Análises recentes de dados de eleitores reais, bem como o
inquérito do Lokniti-CSDS-ABP "Estado de espírito da
nação" mostraram que o [partido] BJP e o primeiro-ministro
Narendra Modi estão a perder popularidade a um ritmo alarmante (para
eles). Isto significa que estamos a entrar em tempos perigosos. Haverá
tentativas implacáveis e contínuas de desviar a
atenção das razões dessa perda de popularidade e fracturar
a crescente solidariedade da oposição. Será um circo
contínuo a partir de agora até às eleições
prisões, assassinatos, linchamentos, ataques a bomba, ataques de
bandeira falsa, motins, progroms. Aprendemos a conectar a temporada eleitoral
com o início de todos os tipos de violência. Dividir e Dominar,
sim. Mas acrescentar a isso: Desviar e Dominar. A partir de agora e até
as eleições não saberemos quando, onde e como a bola de
fogo cairá sobre nós, nem qual será a natureza dessa bola
de fogo. Assim, antes de falar acerca das prisões de advogados e
activistas, deixem-me apenas reiterar alguns pontos que não devem
distrair-nos, mesmo enquanto chove fogo e estranhos eventos acontecem.
Passou-se um ano e nove meses desde o dia 8 de novembro de 2016, quando o
primeiro-ministro Modi apareceu na TV e anunciou a sua política de
desmonetização de 80% do dinheiro em circulação.
Seu próprio gabinete pareceu ter sido apanhado de surpresa. Agora, o
Banco de Reserva da Índia anunciou que 99% do dinheiro retornou ao
sistema bancário. O
Guardian
no Reino Unido informa hoje que esta política provavelmente liquidou 1%
do PIB do país e custou aproximadamente 1,5 milhão de empregos.
Enquanto isso, apenas a impressão de nova divisa custou ao país
várias dezenas de milhões de rupias.
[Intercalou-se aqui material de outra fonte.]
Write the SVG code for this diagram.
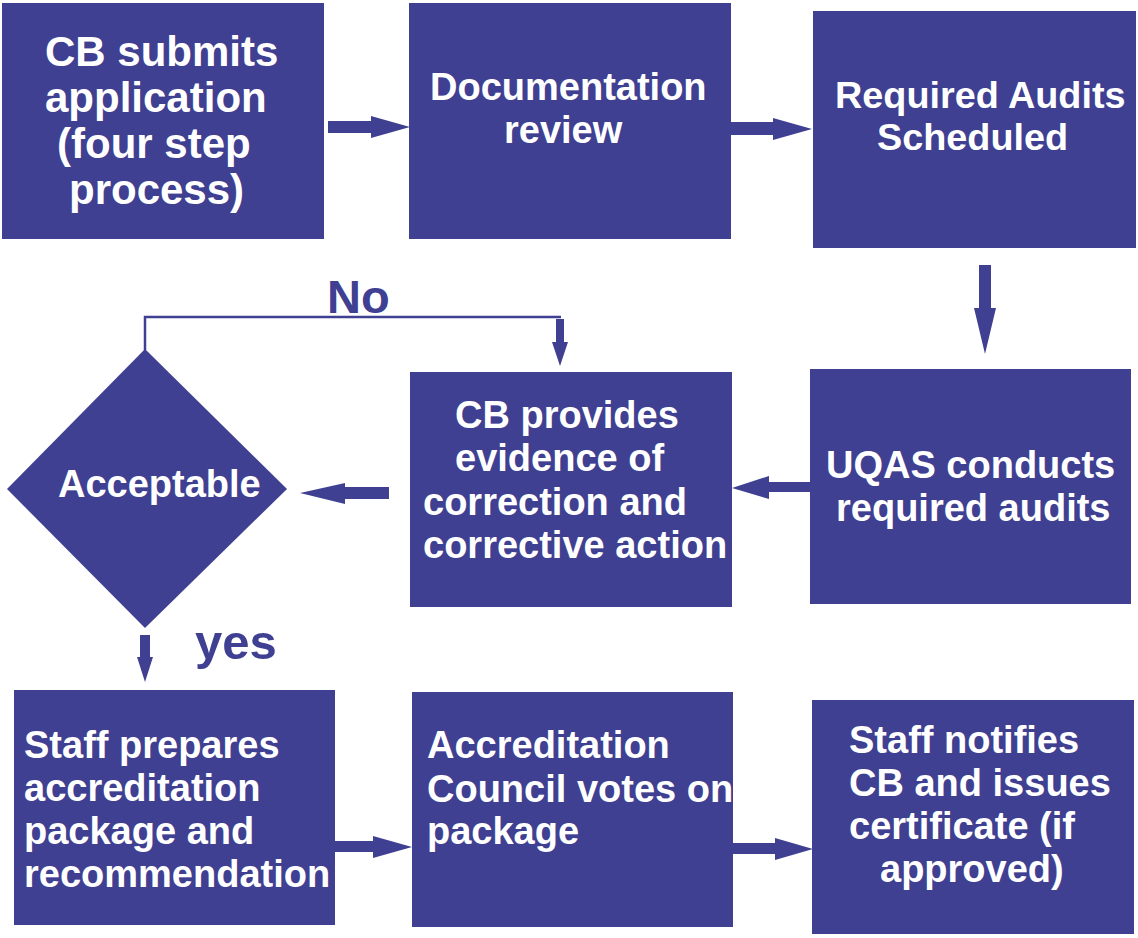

Após a
desmonetização, veio o Imposto sobre Bens e Serviços
um imposto estruturado de maneira a desferir um novo golpe aos pequenos
e médios negócios que já cambaleavam com a
Desmonetização.
Enquanto as pequenas empresas, os comerciantes e acima de tudo os pobres
sofriam enormemente, várias corporações próximas ao
BJP multiplicaram sua riqueza várias vezes. Empresários como
Vijay Mallya e Nirav Modi foram autorizados a fugir com milhões de
rupias de dinheiro público enquanto o governo desviava o olhar.
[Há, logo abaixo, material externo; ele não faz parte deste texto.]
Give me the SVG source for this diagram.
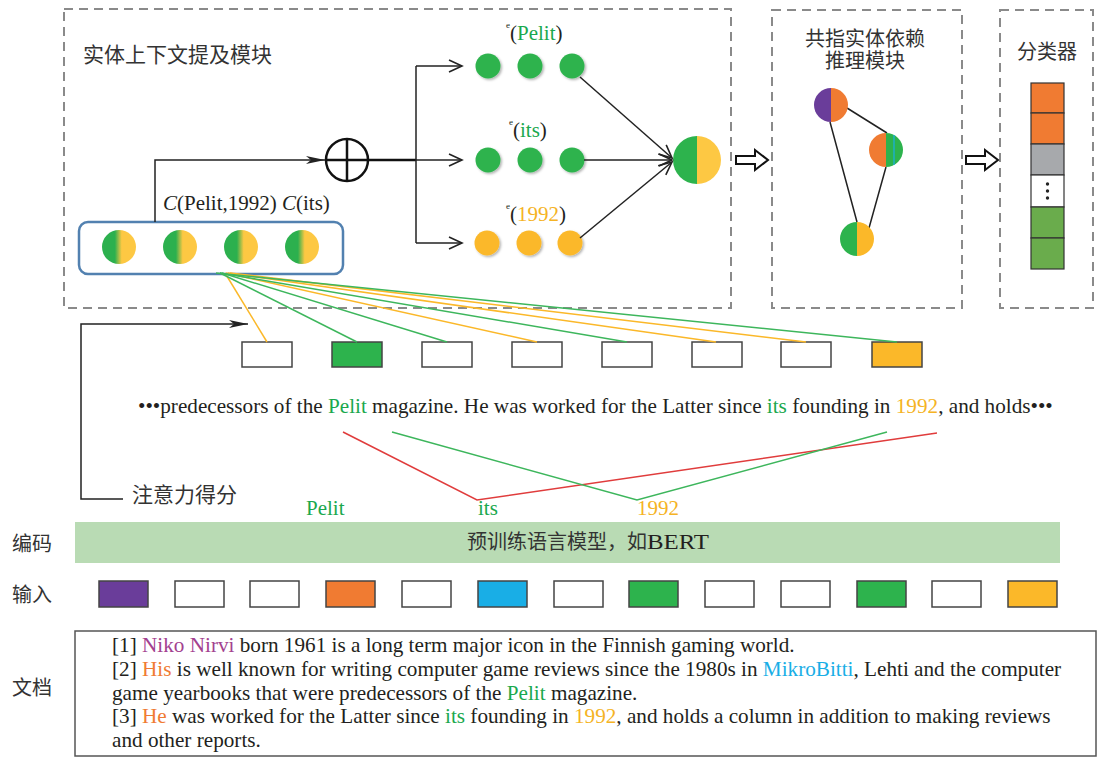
<svg xmlns="http://www.w3.org/2000/svg" width="1103" height="758" viewBox="0 0 1103 758">
<defs>
<style>
.dash{fill:none;stroke:#8a8a8a;stroke-width:2;stroke-dasharray:9 6}
.cjk{font-family:"Noto Sans CJK SC","Noto Sans",sans-serif;fill:#333}
.ser{font-family:"Liberation Serif","Times New Roman",serif;fill:#231f20}
.g{fill:#1aa84e}.y{fill:#f5b324}.o{fill:#f07b32}.m{fill:#a3418f}.b{fill:#19aee6}.k{fill:#231f20}
.ln{stroke:#222;stroke-width:1.5;fill:none}
.gl{stroke:#3db65c;stroke-width:1.5;fill:none}
.ol{stroke:#fbb829;stroke-width:1.5;fill:none}
.rl{stroke:#e03c3c;stroke-width:1.5;fill:none}
.box{stroke:#444;stroke-width:1.5}
.dg{fill:#2db34d;filter:url(#sh)}
.dy{fill:#fbb829;filter:url(#sh)}
</style>
<linearGradient id="gy" x1="0" x2="1" y1="0" y2="0">
<stop offset="0" stop-color="#2cb04e"/><stop offset="0.38" stop-color="#2cb04e"/><stop offset="0.58" stop-color="#fdc843"/><stop offset="1" stop-color="#fdc843"/>
</linearGradient>
<filter id="sh" x="-30%" y="-30%" width="170%" height="170%"><feDropShadow dx="1.5" dy="1.5" stdDeviation="1.2" flood-color="#000" flood-opacity="0.3"/></filter>
<marker id="open" markerUnits="userSpaceOnUse" markerWidth="20" markerHeight="20" refX="14" refY="7" orient="auto"><path d="M1,1 L14,7 L1,13" fill="none" stroke="#222" stroke-width="1.6"/></marker>
<marker id="sharp" markerUnits="userSpaceOnUse" markerWidth="22" markerHeight="10" refX="19" refY="4" orient="auto"><path d="M0,0 L19,4 L0,8 L5,4 Z" fill="#222"/></marker>
</defs>

<rect width="1103" height="758" fill="#fff"/>

<!-- Module 1 -->
<g id="mention-module">
<rect class="dash" x="64" y="9" width="667" height="299"/>
<text class="cjk" x="83" y="62" font-size="21">实体上下文提及模块</text>
<rect x="79" y="222" width="264" height="52" rx="9" fill="#fff" stroke="#5281b0" stroke-width="2.5"/>
<circle cx="119" cy="247" r="17" fill="url(#gy)"/>
<circle cx="180" cy="247" r="17" fill="url(#gy)"/>
<circle cx="241" cy="247" r="17" fill="url(#gy)"/>
<circle cx="302" cy="247" r="17" fill="url(#gy)"/>
<text class="ser" x="163" y="210" font-size="21"><tspan font-style="italic">C</tspan>(Pelit,1992) <tspan font-style="italic">C</tspan>(its)</text>
</g>

<g id="oplus">
<circle cx="347" cy="160" r="21" fill="#fff" stroke="#111" stroke-width="2.5"/>
<path d="M326,160 H368 M347,139 V181" stroke="#111" stroke-width="2.5"/>
</g>

<g id="row-pelit">
<text class="ser" x="506" y="40" font-size="21"><tspan font-size="9" dy="-12">e</tspan><tspan dy="12">(</tspan><tspan class="g">Pelit</tspan>)</text>
<circle class="dg" cx="488" cy="66" r="12.5"/>
<circle class="dg" cx="530" cy="66" r="12.5"/>
<circle class="dg" cx="572" cy="66" r="12.5"/>
</g>
<g id="row-its">
<text class="ser" x="509" y="137" font-size="21"><tspan font-size="9" dy="-12">e</tspan><tspan dy="12">(</tspan><tspan class="g">its</tspan>)</text>
<circle class="dg" cx="488" cy="160" r="12.5"/>
<circle class="dg" cx="530" cy="160" r="12.5"/>
<circle class="dg" cx="572" cy="160" r="12.5"/>
</g>
<g id="row-1992">
<text class="ser" x="506" y="221" font-size="21"><tspan font-size="9" dy="-12">e</tspan><tspan dy="12">(</tspan><tspan class="y">1992</tspan>)</text>
<circle class="dy" cx="487" cy="243" r="12.5"/>
<circle class="dy" cx="529" cy="243" r="12.5"/>
<circle class="dy" cx="570" cy="243" r="12.5"/>
</g>
<g id="merged">
<path d="M697,136 A24,24 0 0,0 697,184 Z" fill="#2db34d"/>
<path d="M697,136 A24,24 0 0,1 697,184 Z" fill="#fdc843"/>
</g>

<!-- Module 2 -->
<g id="coref-module">
<rect class="dash" x="772" y="10" width="190" height="298"/>
<text class="cjk" font-size="20" text-anchor="middle"><tspan x="865" y="46">共指实体依赖</tspan><tspan x="865" y="68">推理模块</tspan></text>
<path class="ln" d="M847,108 L887,133 M830,122 L857,222 M886,167 L869,228" stroke-width="1.8"/>
<path d="M831,88 A17,17 0 0,0 831,122 Z" fill="#6a3d9a"/>
<path d="M831,88 A17,17 0 0,1 831,122 Z" fill="#f07b32"/>
<path d="M886,133 A17,17 0 0,0 886,167 Z" fill="#f07b32"/>
<path d="M886,133 A17,17 0 0,1 886,167 Z" fill="#2db34d"/>
<line x1="894" y1="135" x2="894" y2="165" stroke="#19aee6" stroke-width="1.2"/>
<path d="M857,222 A17,17 0 0,0 857,256 Z" fill="#2db34d"/>
<path d="M857,222 A17,17 0 0,1 857,256 Z" fill="#fbb829"/>
</g>

<!-- Module 3 -->
<g id="classifier">
<rect class="dash" x="1000" y="10" width="93" height="298"/>
<text class="cjk" x="1047" y="59" font-size="20" text-anchor="middle">分类器</text>
<g stroke="#333" stroke-width="1.2">
<rect x="1031" y="83" width="33" height="30" fill="#f07b32"/>
<rect x="1031" y="113" width="33" height="31" fill="#f07b32"/>
<rect x="1031" y="144" width="33" height="31" fill="#a7a9ac"/>
<rect x="1031" y="175" width="33" height="32" fill="#fff"/>
<rect x="1031" y="207" width="33" height="31" fill="#6aac4c"/>
<rect x="1031" y="238" width="33" height="31" fill="#6aac4c"/>
</g>
<g fill="#222"><circle cx="1047.5" cy="184" r="1.7"/><circle cx="1047.5" cy="191" r="1.7"/><circle cx="1047.5" cy="198" r="1.7"/></g>
</g>

<!-- attention tokens -->
<g id="attn-tokens" class="box">
<rect x="242" y="342" width="50" height="25" fill="#fff"/>
<rect x="332" y="342" width="50" height="25" fill="#2db34d"/>
<rect x="422" y="342" width="50" height="25" fill="#fff"/>
<rect x="512" y="342" width="50" height="25" fill="#fff"/>
<rect x="602" y="342" width="50" height="25" fill="#fff"/>
<rect x="692" y="342" width="50" height="25" fill="#fff"/>
<rect x="781" y="342" width="50" height="25" fill="#fff"/>
<rect x="872" y="342" width="50" height="25" fill="#fbb829"/>
</g>

<g id="sentence">
<text class="ser" x="138" y="413" font-size="21.2">•••predecessors of the <tspan class="g">Pelit</tspan> magazine. He was worked for the Latter since <tspan class="g">its</tspan> founding in <tspan class="y">1992</tspan>, and holds•••</text>
</g>

<g id="attn-label">
<text class="cjk" x="132" y="502" font-size="21">注意力得分</text>
</g>

<g id="entity-labels" font-family="Liberation Serif, serif" font-size="21">
<text x="306" y="515" class="g">Pelit</text>
<text x="478" y="515" class="g">its</text>
<text x="637" y="515" class="y">1992</text>
</g>

<!-- encoder -->
<g id="encoder">
<text class="cjk" x="12" y="551" font-size="20">编码</text>
<rect x="75" y="522" width="985" height="41" fill="#b9dbb4"/>
<text class="cjk" x="467" y="549" font-size="20">预训练语言模型，如</text>
<text class="ser" x="647" y="549" font-size="21" textLength="62" lengthAdjust="spacingAndGlyphs">BERT</text>
</g>

<!-- input -->
<g id="input">
<text class="cjk" x="12" y="602" font-size="20">输入</text>
<g class="box">
<rect x="99" y="581" width="49" height="26" fill="#6a3d9a"/>
<rect x="175" y="581" width="49" height="26" fill="#fff"/>
<rect x="250" y="581" width="49" height="26" fill="#fff"/>
<rect x="326" y="581" width="49" height="26" fill="#f07b32"/>
<rect x="402" y="581" width="49" height="26" fill="#fff"/>
<rect x="478" y="581" width="49" height="26" fill="#19aee6"/>
<rect x="554" y="581" width="49" height="26" fill="#fff"/>
<rect x="629" y="581" width="49" height="26" fill="#2db34d"/>
<rect x="705" y="581" width="49" height="26" fill="#fff"/>
<rect x="781" y="581" width="49" height="26" fill="#fff"/>
<rect x="857" y="581" width="49" height="26" fill="#2db34d"/>
<rect x="932" y="581" width="49" height="26" fill="#fff"/>
<rect x="1008" y="581" width="49" height="26" fill="#fbb829"/>
</g>
</g>

<!-- document -->
<g id="document">
<text class="cjk" x="12" y="695" font-size="20">文档</text>
<rect x="75" y="631" width="1021" height="125" fill="#fff" stroke="#555" stroke-width="1.5"/>
<g class="ser" font-size="21.2">
<text x="112" y="652">[1] <tspan class="m">Niko Nirvi</tspan> born 1961 is a long term major icon in the Finnish gaming world.</text>
<text x="112" y="676">[2] <tspan class="o">His</tspan> is well known for writing computer game reviews since the 1980s in <tspan class="b">MikroBitti</tspan>, Lehti and the computer</text>
<text x="112" y="700">game yearbooks that were predecessors of the <tspan class="g">Pelit</tspan> magazine.</text>
<text x="112" y="723">[3] <tspan class="o">He</tspan> was worked for the Latter since <tspan class="g">its</tspan> founding in <tspan class="y">1992</tspan>, and holds a column in addition to making reviews</text>
<text x="112" y="747">and other reports.</text>
</g>
</g>

<!-- connectors -->
<g id="connectors">
<path class="ln" d="M155,222 V160 H325" marker-end="url(#sharp)"/>
<path d="M368,160 H416" stroke="#111" stroke-width="2.5"/>
<path class="ln" d="M416,66 V243"/>
<path class="ln" d="M416,66 H462" marker-end="url(#open)"/>
<path class="ln" d="M416,160 H462" marker-end="url(#open)"/>
<path class="ln" d="M416,243 H462" marker-end="url(#open)"/>
<path class="ln" d="M580,77 L672,158" marker-end="url(#open)"/>
<path class="ln" d="M584,160 L672,160" marker-end="url(#open)"/>
<path class="ln" d="M580,238 L672,162" marker-end="url(#open)"/>
<polygon points="736,156 755,156 755,150 768,160 755,170 755,164 736,164" fill="#fff" stroke="#111" stroke-width="2"/>
<polygon points="966,156 985,156 985,150 998,160 985,170 985,164 966,164" fill="#fff" stroke="#111" stroke-width="2"/>
<path class="ol" d="M225,273 L267,342"/>
<path class="gl" d="M220,273 L357,342"/>
<path class="gl" d="M222,273 L447,342"/>
<path class="ol" d="M226,273 L537,342"/>
<path class="gl" d="M220,273 L627,342"/>
<path class="ol" d="M228,273 L716,342"/>
<path class="ol" d="M230,273 L806,342"/>
<path class="gl" d="M216,273 L897,342"/>
<path class="ln" d="M123,499 H81 V324 H248" stroke="#444" marker-end="url(#sharp)"/>
<path class="rl" d="M343,432 L477,500 L937,433"/>
<path class="gl" d="M392,432 L637,500 L887,432"/>
</g>
</svg>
Que tipo de responsabilização podemos esperar de tudo isso?
Nenhuma? Zero?
Através de tudo isso, quando se prepara para a eleição de
2019, o BJP emergiu como de longe o partido político mais rico da
Índia. Escandalosamente, os títulos eleitorais recentemente
introduzidos garantem que as fontes da riqueza dos partidos políticos
possam permanecer anónimas.
Todos nós recordamos a farsa em Mumbai no evento "Make in
India", inaugurado pelo sr. Modi em 2016, no qual um incêndio
intenso deitou abaixo a tenda principal daquele festival cultural. Bem, a
fogueira real da ideia do "Make in India" é o acordo do
caça de combate Rafale, que foi anunciado pelo primeiro-ministro em
Paris aparentemente sem o conhecimento do seu próprio ministro da
Defesa. Isto contraria todos os protocolos conhecidos. Sabemos o essencial
um acordo já estava em vigor em 2012 sob o governo do [partido]
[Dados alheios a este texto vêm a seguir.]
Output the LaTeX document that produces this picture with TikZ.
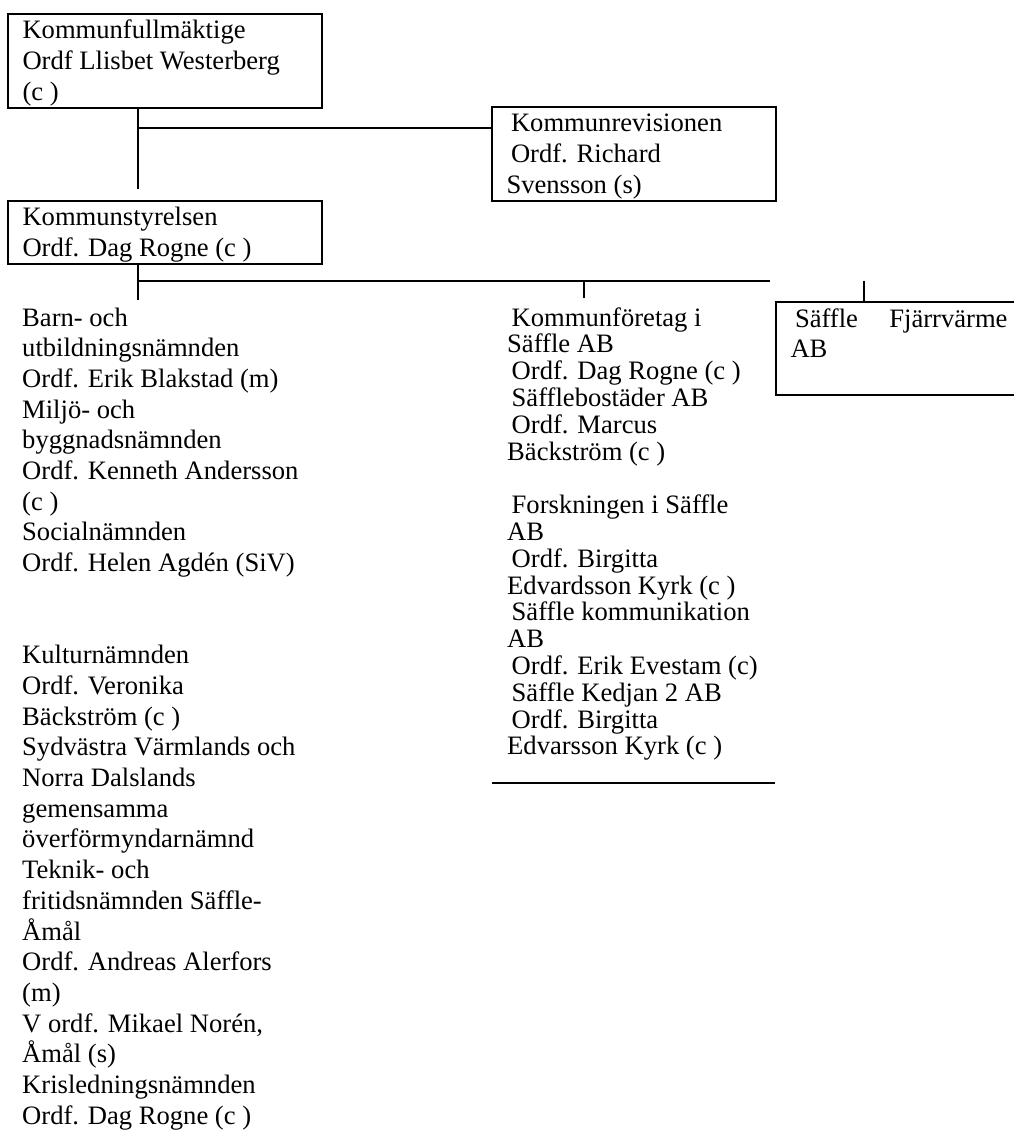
\documentclass[tikz,border=0pt]{standalone}
\usepackage{fontspec}
\setmainfont{Liberation Serif}
\usetikzlibrary{positioning}

\newcommand{\ind}{\hspace*{4.5pt}}

\begin{document}
\begin{tikzpicture}[
    x = 1pt, y = -1pt,
    font = \fontsize{26.6}{30.7}\selectfont,
    org/.style = {draw, line width=2pt, outer sep=0pt, anchor=north west,
                  align=flush left, inner xsep=14.5pt, inner ysep=0pt, text height=25pt},
    lista/.style = {anchor=base west, align=flush left, inner sep=0pt},
    gren/.style = {line width=1.3pt}
]
    \useasboundingbox (0,0) rectangle (1013,1131);

    % boxes
    \node[org, text width=285pt, text depth=69pt] (kf) at (8,14)
        {Kommunfullmäktige\\Ordf Llisbet Westerberg\\(c )};
    \node[org, text width=255pt, text depth=69pt] (rev) at (492,107)
        {\ind Kommunrevisionen\\\ind Ordf. Richard\\Svensson (s)};
    \node[org, text width=285pt, text depth=38pt] (ks) at (8,201)
        {Kommunstyrelsen\\Ordf. Dag Rogne (c )};
    \node[org, text width=217pt, text depth=68pt] (fjv) at (776,302)
        {\ind Säffle\hfill Fjärrvärme\\AB};

    % lists
    \node[lista, text width=300pt] (namnd) at (22,326)
        {Barn- och\\utbildningsnämnden\\Ordf. Erik Blakstad (m)\\Miljö- och\\
         byggnadsnämnden\\Ordf. Kenneth Andersson\\(c )\\Socialnämnden\\
         Ordf. Helen Agdén (SiV)\\[2\baselineskip]
         Kulturnämnden\\Ordf. Veronika\\Bäckström (c )\\Sydvästra Värmlands och\\
         Norra Dalslands\\gemensamma\\överförmyndarnämnd\\Teknik- och\\
         fritidsnämnden Säffle-\\Åmål\\Ordf. Andreas Alerfors\\(m)\\
         V ordf. Mikael Norén,\\Åmål (s)\\Krisledningsnämnden\\Ordf. Dag Rogne (c )};
    \node[lista, text width=270pt, font=\fontsize{26.6}{26.8}\selectfont] (bolag) at (507,326)
        {\ind Kommunföretag i\\Säffle AB\\\ind Ordf. Dag Rogne (c )\\
         \ind Säfflebostäder AB\\\ind Ordf. Marcus\\Bäckström (c )\\[\baselineskip]
         \ind Forskningen i Säffle\\AB\\\ind Ordf. Birgitta\\Edvardsson Kyrk (c )\\
         \ind Säffle kommunikation\\AB\\\ind Ordf. Erik Evestam (c)\\
         \ind Säffle Kedjan 2 AB\\\ind Ordf. Birgitta\\Edvarsson Kyrk (c )};

    % lines
    \coordinate (kfstam) at (138,189);
    \coordinate (revgren) at (138,128);
    \coordinate (ksstam) at (138,300);
    \coordinate (ksgren) at (138,281);
    \coordinate (ksgrenslut) at (770,281);
    \coordinate (bolagtopp) at (584,298);
    \coordinate (fjvtopp) at (864,281);
    \coordinate (bolagbotten) at (492,783);
    \coordinate (bolagbottenslut) at (775,783);

    \draw[gren] (kf.south -| kfstam) -- (kfstam);
    \draw[gren] (revgren) -- (revgren -| rev.west);
    \draw[gren] (ks.south -| ksstam) -- (ksstam);
    \draw[gren, line width=1.8pt] (ksgren) -- (ksgrenslut);
    \draw[gren] (bolagtopp |- ksgren) -- (bolagtopp);
    \draw[gren] (fjvtopp) -- (fjvtopp |- fjv.north);
    \draw[gren, line width=1.8pt] (bolagbotten) -- (bolagbottenslut);
\end{tikzpicture}
\end{document}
do Congresso a fim de comprar aviões que seriam montados pela Hindustan
Aeronautics Limited. Aquele acordo foi abandonado e reconfigurado. A Hindustan
Aeronautics foi cirurgicamente extirpada. O Partido do Congresso, assim como
vários outros que estudaram o acordo alegaram corrupção em
uma escala inimaginável e questionaram o envolvimento no negócio
de "compensações" para a Reliance Defense Limited, a
qual nunca construiu um avião na sua vida.
A oposição exigiu uma investigação do Comité
Parlamentar Conjunto. Podemos esperar por um? Ou devemos engolir toda essa
frota de aviões junto com tudo o mais e nem mesmo arrotar?
A investigação da polícia de Karnataka sobre o assassinato
do jornalista e activista Gauri Lankesh levou a várias prisões
que, por sua vez, levaram à revelação das atividades de
várias organizações de direita do
Hindutva
, como a
Sanathan Sansthan.
O que emergiu foi a existência de uma rede terrorista sombria e
completa, com listas de alvos, esconderijos e casas seguras, cheias de armas,
munições, planos de bombismo para matar e envenenar pessoas.
Quantos desses grupos conhecemos? Quantos continuam a trabalhar em segredo? Com
a certeza de que eles têm as bênçãos dos poderosos e
possivelmente até da polícia, que planos têm eles reservado
para nós? Que ataques de bandeira falsa? E o que são os reais?
Onde irão ocorrer? Será na Caxemira? Em Ayodhya? No Kumbh Mela?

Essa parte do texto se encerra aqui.